Find and copy each line of the records where the string "this" shows up.

===== Dataset records =====

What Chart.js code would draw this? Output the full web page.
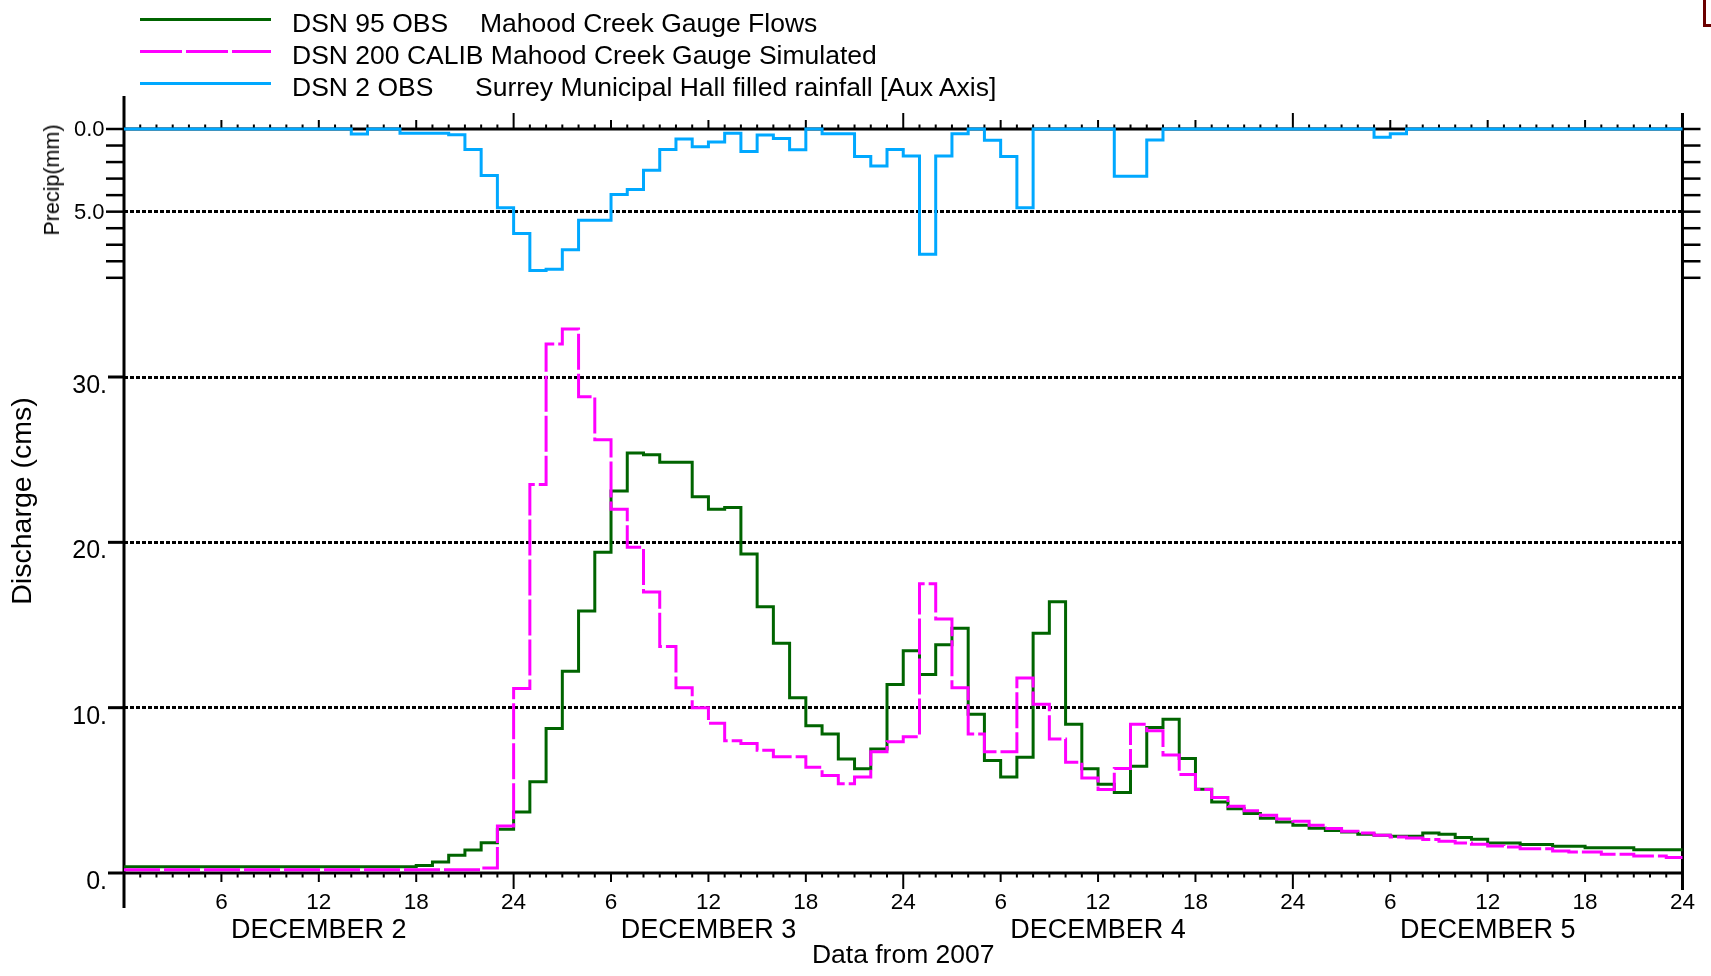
<!DOCTYPE html>
<html>
<head>
<meta charset="utf-8">
<script src="https://cdn.jsdelivr.net/npm/chart.js@4/dist/chart.umd.min.js"></script>
<style>
html,body{margin:0;padding:0;background:#fff;}
#wrap{position:relative;width:1711px;height:976px;overflow:hidden;font-family:"Liberation Sans",Arial,sans-serif;background:#fff;}
#c{position:absolute;left:0;top:0;}
.lg{position:absolute;font-size:26.5px;line-height:26px;color:#000;white-space:pre;}
.sw{position:absolute;left:140px;width:131px;height:3px;}
#corner{position:absolute;left:1703px;top:0px;width:6px;height:24px;border-left:3px solid #6b0000;border-bottom:3px solid #6b0000;}
#ptitle{position:absolute;left:52px;top:180px;font-size:21.5px;line-height:24px;color:#000;white-space:nowrap;transform:translate(-50%,-50%) rotate(-90deg);}
</style>
</head>
<body>
<div id="wrap">
<canvas id="c" width="1711" height="976"></canvas>
<div class="sw" style="top:18px;background:#006400"></div>
<div class="sw" style="top:50px;background:repeating-linear-gradient(to right,#ff00ff 0 42px,transparent 42px 46px)"></div>
<div class="sw" style="top:82px;background:#00a8ff"></div>
<div class="lg" style="left:292px;top:10px">DSN 95 OBS</div>
<div class="lg" style="left:480px;top:10px">Mahood Creek Gauge Flows</div>
<div class="lg" style="left:292px;top:42px">DSN 200 CALIB Mahood Creek Gauge Simulated</div>
<div class="lg" style="left:292px;top:74px">DSN 2 OBS</div>
<div class="lg" style="left:475px;top:74px">Surrey Municipal Hall filled rainfall [Aux Axis]</div>
<div id="ptitle">Precip(mm)</div>
<div id="corner"></div>
</div>
<script>
// ---- data: hourly values, 2007 Dec 2 00:00 .. Dec 5 24:00 (96 hours) ----
const obsFlow = [
 0.38,0.38,0.38,0.38,0.38,0.38,0.38,0.38,0.38,0.38,0.38,0.38,0.38,0.38,0.38,0.38,0.38,0.38,
 0.46,0.66,1.07,1.39,1.83,2.64,
 3.69,5.52,8.74,12.2,15.85,19.4,23.1,25.4,25.3,24.85,24.85,22.75,
 22.0,22.1,19.3,16.1,13.9,10.6,8.9,8.4,6.9,6.3,7.5,11.4,
 13.45,12.0,13.8,14.8,9.6,6.8,5.8,7.0,14.5,16.4,9.0,6.3,
 5.37,4.87,6.46,8.8,9.3,6.93,5.07,4.3,3.88,3.6,3.31,3.09,
 2.89,2.7,2.57,2.48,2.34,2.28,2.22,2.22,2.42,2.34,2.14,2.04,
 1.82,1.82,1.72,1.72,1.62,1.62,1.52,1.52,1.52,1.41,1.41,1.41
];
const simFlow = [
 0.2,0.2,0.2,0.2,0.2,0.2,0.2,0.2,0.2,0.2,0.2,0.2,0.2,0.2,0.2,0.2,0.2,0.2,0.2,0.2,0.2,0.2,
 0.3,2.84,
 11.16,23.5,32.0,32.9,28.8,26.2,22.0,19.7,17.0,13.7,11.2,10.0,
 9.05,8.0,7.84,7.43,7.03,7.03,6.4,5.9,5.4,5.8,7.33,7.94,
 8.24,17.5,15.37,11.2,8.4,7.33,7.33,11.8,10.2,8.1,6.7,5.75,
 5.05,6.32,9.0,8.6,7.13,5.96,5.05,4.57,4.04,3.76,3.5,3.27,
 3.13,2.89,2.69,2.53,2.42,2.28,2.18,2.12,2.02,1.92,1.82,1.74,
 1.64,1.58,1.47,1.47,1.33,1.27,1.27,1.13,1.13,1.03,1.03,0.93
];
const rainfall = [
 0,0,0,0,0,0,0,0,0,0,0,0,0,0,0.3,0,0,0.25,0.25,0.25,0.35,1.24,2.82,4.76,
 6.32,8.56,8.48,7.3,5.52,5.52,3.96,3.66,2.5,1.24,0.6,1.08,0.78,0.26,1.36,0.36,0.58,1.26,0,0.28,0.28,1.66,2.24,1.24,
 1.64,7.58,1.64,0.28,0,0.68,1.66,4.76,0,0,0,0,0,2.86,2.86,0.66,0,0,0,0,0,0,0,0,
 0,0,0,0,0,0.5,0.28,0,0,0,0,0,0,0,0,0,0,0,0,0,0,0,0,0
];
const hourTickValues = [6,12,18,24,30,36,42,48,54,60,66,72,78,84,90,96];
const hourTickLabels = ['6','12','18','24','6','12','18','24','6','12','18','24','6','12','18','24'];
const dayTickValues = [12,36,60,84];
const dayLabels = ['DECEMBER 2','DECEMBER 3','DECEMBER 4','DECEMBER 5'];
const dischargeTicks = [0,10,20,30];
const dischargeTickLabels = ['0.','10.','20.','30.'];
const precipTicks = [0,5];
const precipTickLabels = ['0.0','5.0'];
const precipMinorTicks = [0,1,2,3,4,5,6,7,8,9];
const seriesNames = ['DSN 95 OBS Mahood Creek Gauge Flows','DSN 200 CALIB Mahood Creek Gauge Simulated','DSN 2 OBS Surrey Municipal Hall filled rainfall [Aux Axis]'];

function stepPoints(arr){
  const pts = arr.map((v,i)=>({x:i,y:v}));
  pts.push({x:arr.length,y:arr[arr.length-1]});
  return pts;
}

Chart.defaults.font.family = '"Liberation Sans", Arial, sans-serif';
Chart.defaults.color = '#000';

const axisDeco = {
  id:'axisDeco',
  beforeDatasetsDraw(chart){
    const {ctx, chartArea:a, scales} = chart;
    const sx = scales.x, sy = scales.y, sp = scales.y2;
    const line = (x1,y1,x2,y2)=>{ctx.beginPath();ctx.moveTo(x1,y1);ctx.lineTo(x2,y2);ctx.stroke();};
    ctx.save();
    ctx.strokeStyle = '#000';
    ctx.lineCap = 'butt';
    ctx.lineWidth = 2;
    for (let h = 1; h < 96; h++) {
      const px = sx.getPixelForValue(h);
      const len = h % 24 === 0 ? 16 : (h % 6 === 0 ? 9 : 4.5);
      line(px, a.top, px, a.top - len);
      line(px, a.bottom, px, a.bottom + len);
    }
    ctx.lineWidth = 2.5;
    precipMinorTicks.forEach(v=>{
      const py = sp.getPixelForValue(v);
      line(a.left - 18, py, a.left, py);
      line(a.right, py, a.right + 18, py);
    });
    ctx.lineWidth = 3;
    dischargeTicks.forEach(v=>{
      const py = sy.getPixelForValue(v);
      line(a.left - 16, py, a.left, py);
    });
    ctx.lineWidth = 3;
    line(a.left, a.top - 33, a.left, a.bottom + 35);
    line(a.right, a.top - 16, a.right, a.bottom + 17);
    line(a.left, a.top, a.right, a.top);
    line(a.left, a.bottom, a.right, a.bottom);
    ctx.restore();
  }
};

new Chart(document.getElementById('c'), {
  type:'line',
  data:{
    datasets:[
      {label:seriesNames[2], data:stepPoints(rainfall), xAxisID:'x', yAxisID:'y2',
       borderColor:'#00a8ff', borderWidth:3, stepped:'before', pointRadius:0, clip:8, order:0},
      {label:seriesNames[1], data:stepPoints(simFlow), xAxisID:'x', yAxisID:'y',
       borderColor:'#ff00ff', borderWidth:3, borderDash:[36,4], stepped:'before', pointRadius:0, clip:8, order:1},
      {label:seriesNames[0], data:stepPoints(obsFlow), xAxisID:'x', yAxisID:'y',
       borderColor:'#006400', borderWidth:3, stepped:'before', pointRadius:0, clip:8, order:2}
    ]
  },
  options:{
    responsive:false, animation:false, devicePixelRatio:1,
    layout:{padding:{top:129,right:22,left:0,bottom:0}},
    plugins:{legend:{display:false}, tooltip:{enabled:false}},
    elements:{line:{borderJoinStyle:'miter',borderCapStyle:'butt',tension:0}},
    scales:{
      x:{type:'linear', position:'bottom', min:0, max:96, weight:0,
        afterBuildTicks:s=>{s.ticks = hourTickValues.map(v=>({value:v}));},
        afterFit:s=>{s.height = 41;},
        ticks:{autoSkip:false, maxRotation:0, minRotation:0, padding:16, font:{size:22.5}, color:'#000',
               callback:(v,i)=>hourTickLabels[i]},
        grid:{display:false, drawTicks:false}, border:{display:false}},
      x2:{type:'linear', position:'bottom', min:0, max:96, weight:1,
        afterBuildTicks:s=>{s.ticks = dayTickValues.map(v=>({value:v}));},
        afterFit:s=>{s.height = 62;},
        ticks:{autoSkip:false, maxRotation:0, minRotation:0, padding:0, font:{size:27}, color:'#000',
               callback:(v,i)=>dayLabels[i]},
        grid:{display:false, drawTicks:false}, border:{display:false},
        title:{display:true, text:'Data from 2007', font:{size:26.5}, color:'#000', padding:{top:0,bottom:4}}},
      y:{type:'linear', position:'left', min:0, max:45, weight:0,
        afterBuildTicks:s=>{s.ticks = dischargeTicks.map(v=>({value:v}));},
        afterFit:s=>{s.width = 124;},
        ticks:{padding:17, labelOffset:9, font:{size:25}, color:'#000',
               callback:(v,i)=>dischargeTickLabels[i]},
        grid:{drawTicks:false, lineWidth:3, color:c=>(c.tick && c.tick.value>0)?'#000':'rgba(0,0,0,0)'},
        border:{display:false, dash:[4,2]},
        title:{display:true, text:'Discharge (cms)', font:{size:28.5}, color:'#000', padding:{top:6,bottom:0}}},
      y2:{type:'linear', position:'left', reverse:true, min:0, max:45, weight:-1,
        afterBuildTicks:s=>{s.ticks = precipTicks.map(v=>({value:v}));},
        afterFit:s=>{s.width = 0;},
        ticks:{mirror:true, padding:-50, labelOffset:1, font:{size:22}, color:'#000',
               callback:(v,i)=>precipTickLabels[i]},
        grid:{drawTicks:false, lineWidth:3, color:c=>(c.tick && c.tick.value>0)?'#000':'rgba(0,0,0,0)'},
        border:{display:false, dash:[4,2]},
        title:{display:false}}
    }
  },
  plugins:[axisDeco]
});
</script>
</body>
</html>
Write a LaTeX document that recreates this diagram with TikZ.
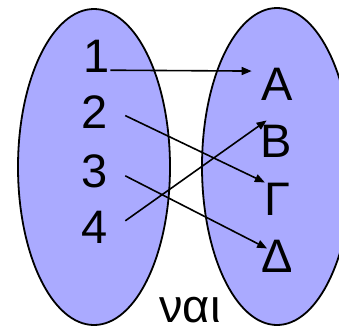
\documentclass[tikz,border=0pt]{standalone}
\usepackage{fontspec}
\setmainfont{Liberation Sans}
\usetikzlibrary{arrows.meta}
\definecolor{setblue}{RGB}{170,170,255}

\begin{document}
\begin{tikzpicture}[x=1pt, y=-1pt,
  setshape/.style={draw, line width=1.8pt, fill=setblue},
  lab/.style={inner sep=0pt, anchor=base, font=\fontsize{47}{56}\selectfont},
  arr/.style={-{Triangle[length=10pt, width=8pt]}, line width=1.6pt}]
  \clip (0,0) rectangle (339,327);
  \draw[setshape] (94,167) ellipse [x radius=76, y radius=158];
  \draw[setshape] (277,166.5) ellipse [x radius=75, y radius=158.5];
  \node[lab] (n1) at (97,72) {1};
  \node[lab] (n2) at (95,128) {2};
  \node[lab] (n3) at (95,187) {3};
  \node[lab] (n4) at (95,243) {4};
  \node[lab] (lA) at (277,100) {A};
  \node[lab] (lB) at (276,157) {B};
  \node[lab] (lG) at (277,215) {Γ};
  \node[lab] (lD) at (277,272) {Δ};
  \node[lab] (yes) at (190,322) {ναι};
  \draw[arr] ([yshift=2pt]n1.south east) -- ([xshift=-9.5pt, yshift=-3.6pt]lA.north west);
  \draw[arr] ([xshift=17pt, yshift=-4pt]n2.east) -- ([xshift=1pt]lG.north west);
  \draw[arr] ([xshift=17pt, yshift=-5pt]n3.east) -- ([xshift=6pt, yshift=-9pt]lD.north west);
  \draw[arr] ([xshift=17pt, yshift=6pt]n4.east) -- ([xshift=6.5pt, yshift=4pt]lB.north west);
\end{tikzpicture}
\end{document}
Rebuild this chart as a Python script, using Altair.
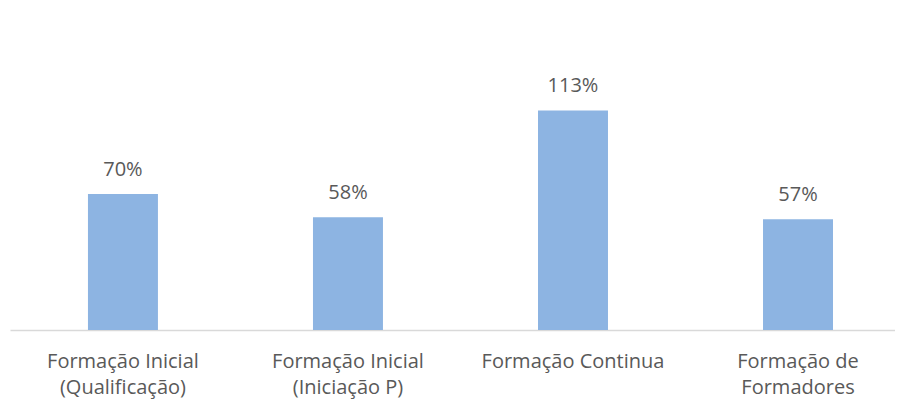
import altair as alt
import pandas as pd

categories = ["Formação Inicial|(Qualificação)", "Formação Inicial|(Iniciação P)",
              "Formação Continua", "Formação de|Formadores"]
values = [70, 58, 113, 57]
labels = ["70%", "58%", "113%", "57%"]

df = pd.DataFrame({"cat": categories, "val": values, "lab": labels})

FONT = "Open Sans"
TXT = "#595959"

x = alt.X("cat:N", sort=categories, title=None,
          scale=alt.Scale(paddingInner=0.689, paddingOuter=0.311, align=0.557),
          axis=alt.Axis(labelAngle=0, labelExpr="split(datum.label, '|')",
                        labelFont=FONT, labelFontSize=20, labelColor=TXT,
                        labelLineHeight=26, labelPadding=21, ticks=False,
                        domainColor="#D9D9D9", domainWidth=1.5, labelLimit=300))
y = alt.Y("val:Q", scale=alt.Scale(domain=[0, 140]), axis=None)

bars = alt.Chart(df).mark_bar(color="#8DB4E2").encode(x=x, y=y)
text = alt.Chart(df).mark_text(dy=-18, baseline="alphabetic", font=FONT,
                               fontSize=20, color=TXT).encode(x=x, y=y, text="lab:N")

chart = (bars + text).properties(
    width=885, height=272,
    autosize=alt.AutoSizeParams(type="none"),
    padding={"left": 2, "top": 50, "right": 0, "bottom": 72},
).configure_view(stroke=None)

chart.save("out.html", embed_options={"renderer": "svg", "actions": False})
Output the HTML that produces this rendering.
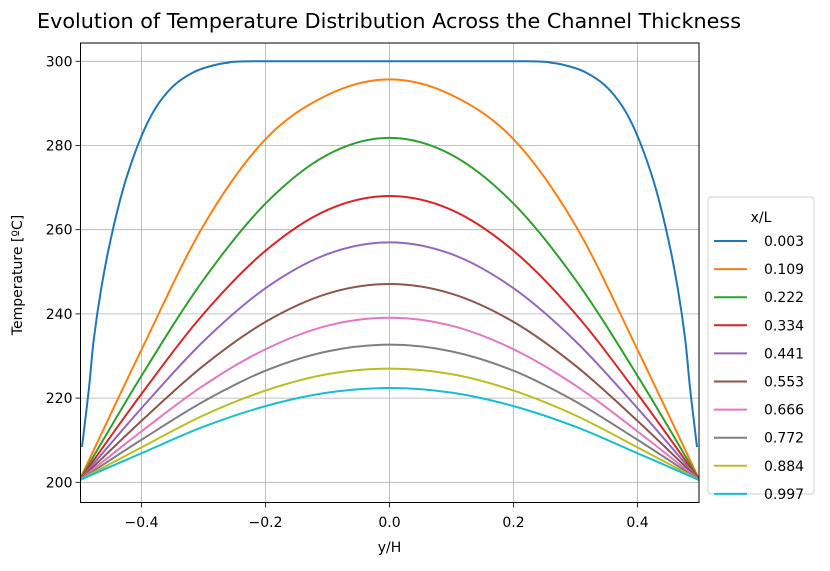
<!DOCTYPE html>
<html><head><meta charset="utf-8"><style>
body{margin:0;background:#fff;font-family:"DejaVu Sans","Liberation Sans",sans-serif}
svg text{font-family:"DejaVu Sans","Liberation Sans",sans-serif}
</style></head><body>
<svg id="c" width="830" height="567"></svg>
<script>
const xTicks=[-0.4,-0.2,0.0,0.2,0.4];
const xTickLabels=["−0.4","−0.2","0.0","0.2","0.4"];
const yTicks=[200,220,240,260,280,300];
const seriesNames=["0.003","0.109","0.222","0.334","0.441","0.553","0.666","0.772","0.884","0.997"];
const colors=["#1f77b4","#ff7f0e","#2ca02c","#d62728","#9467bd","#8c564b","#e377c2","#7f7f7f","#bcbd22","#17becf"];
const xFirst=[-0.496,-0.485,-0.477,-0.465,-0.45,-0.43,-0.41,-0.39,-0.37,-0.345,-0.316,-0.29,-0.264,-0.22,0,0.22,0.264,0.29,0.316,0.345,0.37,0.39,0.41,0.43,0.45,0.465,0.477,0.485,0.496];
const yFirst=[208.4,222,233.9,246,257.5,269.5,278.5,285.5,290.5,294.6,297.4,298.8,299.6,300,300,300,299.6,298.8,297.4,294.6,290.5,285.5,278.5,269.5,257.5,246,233.9,222,208.4];
const xGrid=[-0.5,-0.4,-0.3,-0.2,-0.1,0,0.1,0.2,0.3,0.4,0.5];
const s109=[200.5,231.5,261,281.5,292,295.7,292,281.5,261,231.5,200.5];
const s222=[200.5,225.3,248.1,266.2,277.8,281.8,277.8,266.2,248.1,225.3,200.5];
const s334=[200.5,221,240,255,264.7,268,264.7,255,240,221,200.5];
const s441=[200.5,217.6,233.5,246.1,254.2,257,254.2,246.1,233.5,217.6,200.5];
const s553=[200.5,214.6,227.7,238.1,244.8,247.1,244.8,238.1,227.7,214.6,200.5];
const s666=[200.5,212.1,223,231.6,237.2,239.1,237.2,231.6,223,212.1,200.5];
const s772=[200.5,210.1,219.2,226.5,231.1,232.7,231.1,226.5,219.2,210.1,200.5];
const s884=[200.5,208.3,215.9,221.8,225.7,227,225.7,221.8,215.9,208.3,200.5];
const s997=[200.5,206.9,213.2,218.1,221.3,222.4,221.3,218.1,213.2,206.9,200.5];

const L=80.5,R=699,T=43,B=502.5;
const X=v=>389.5+v*620;
const Y=v=>482.3-(v-200)*4.21;
const svg=document.getElementById('c');
const NS="http://www.w3.org/2000/svg";
function mk(tag,attrs,parent){const e=document.createElementNS(NS,tag);for(const k in attrs)e.setAttribute(k,attrs[k]);(parent||svg).appendChild(e);return e;}
function txt(s,attrs){const e=mk('text',attrs);e.textContent=s;return e;}
xTicks.forEach((v,i)=>{
 const g=mk('line',{x1:X(v),x2:X(v),y1:T,y2:B,stroke:'#b0b0b0','stroke-width':0.8});
 
 
 mk('line',{x1:X(v),x2:X(v),y1:B,y2:B+5,stroke:'#000','stroke-width':0.8});
 const t=txt(xTickLabels[i],{x:X(v),y:527,'text-anchor':'middle','font-size':14,fill:'#000'});
 
 
});
yTicks.forEach(v=>{
 const g=mk('line',{x1:L,x2:R,y1:Y(v),y2:Y(v),stroke:'#b0b0b0','stroke-width':0.8});
 
 
 mk('line',{x1:L-5,x2:L,y1:Y(v),y2:Y(v),stroke:'#000','stroke-width':0.8});
 const t=txt(String(v),{x:L-8,y:Y(v)+5,'text-anchor':'end','font-size':14,fill:'#000'});
 
 
});
function smooth(xs,ys){
 const p=xs.map((x,i)=>[X(x),Y(ys[i])]);
 let d=`M${p[0][0]},${p[0][1]}`;
 for(let i=0;i<p.length-1;i++){
  const p0=p[i-1]||p[i],p1=p[i],p2=p[i+1],p3=p[i+2]||p2;
  const c1=[p1[0]+(p2[0]-p0[0])/6,p1[1]+(p2[1]-p0[1])/6];
  const c2=[p2[0]-(p3[0]-p1[0])/6,p2[1]-(p3[1]-p1[1])/6];
  d+=` C${c1[0]},${c1[1]} ${c2[0]},${c2[1]} ${p2[0]},${p2[1]}`;
 }
 return d;
}
const all=[[xFirst,yFirst],[xGrid,s109],[xGrid,s222],[xGrid,s334],[xGrid,s441],[xGrid,s553],[xGrid,s666],[xGrid,s772],[xGrid,s884],[xGrid,s997]];
const clip=mk('clipPath',{id:'cp'});mk('rect',{x:L,y:T,width:R-L,height:B-T},clip);
all.forEach((s,i)=>{
 const p=mk('path',{d:smooth(s[0],s[1]),fill:'none',stroke:colors[i],'stroke-width':2,'clip-path':'url(#cp)'});
 
 
});
const fr=mk('rect',{x:L,y:T,width:R-L,height:B-T,fill:'none',stroke:'#000','stroke-width':1});


const ti=txt('Evolution of Temperature Distribution Across the Channel Thickness',{x:37,y:28,'font-size':20,fill:'#000',textLength:704,lengthAdjust:'spacingAndGlyphs'});


const xl=txt('y/H',{x:389.5,y:552,'text-anchor':'middle','font-size':14,fill:'#000'});


const yl=txt('Temperature [ºC]',{x:0,y:0,'text-anchor':'middle','font-size':14,fill:'#000',transform:'translate(22,275) rotate(-90)'});


const lg=mk('rect',{x:708,y:197,width:106,height:297,rx:3,fill:'#fff',stroke:'#d0d0d0'});


const lt=txt('x/L',{x:761,y:222,'text-anchor':'middle','font-size':14,fill:'#000'});


seriesNames.forEach((n,i)=>{
 const y=241+i*28.1;
 const l=mk('line',{x1:714,x2:747,y1:y,y2:y,stroke:colors[i],'stroke-width':2});
 
 
 const t=txt(n,{x:764,y:y+5,'font-size':14,fill:'#000'});
 
 
});
</script>
</body></html>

=====

Reply to the exercise:
What Chart.js code would draw this? Output the full web page.
Write a LaTeX document that recreates this diagram with TikZ.
Rebuild this chart as a Python script, using Altair.
Output the HTML that produces this rendering.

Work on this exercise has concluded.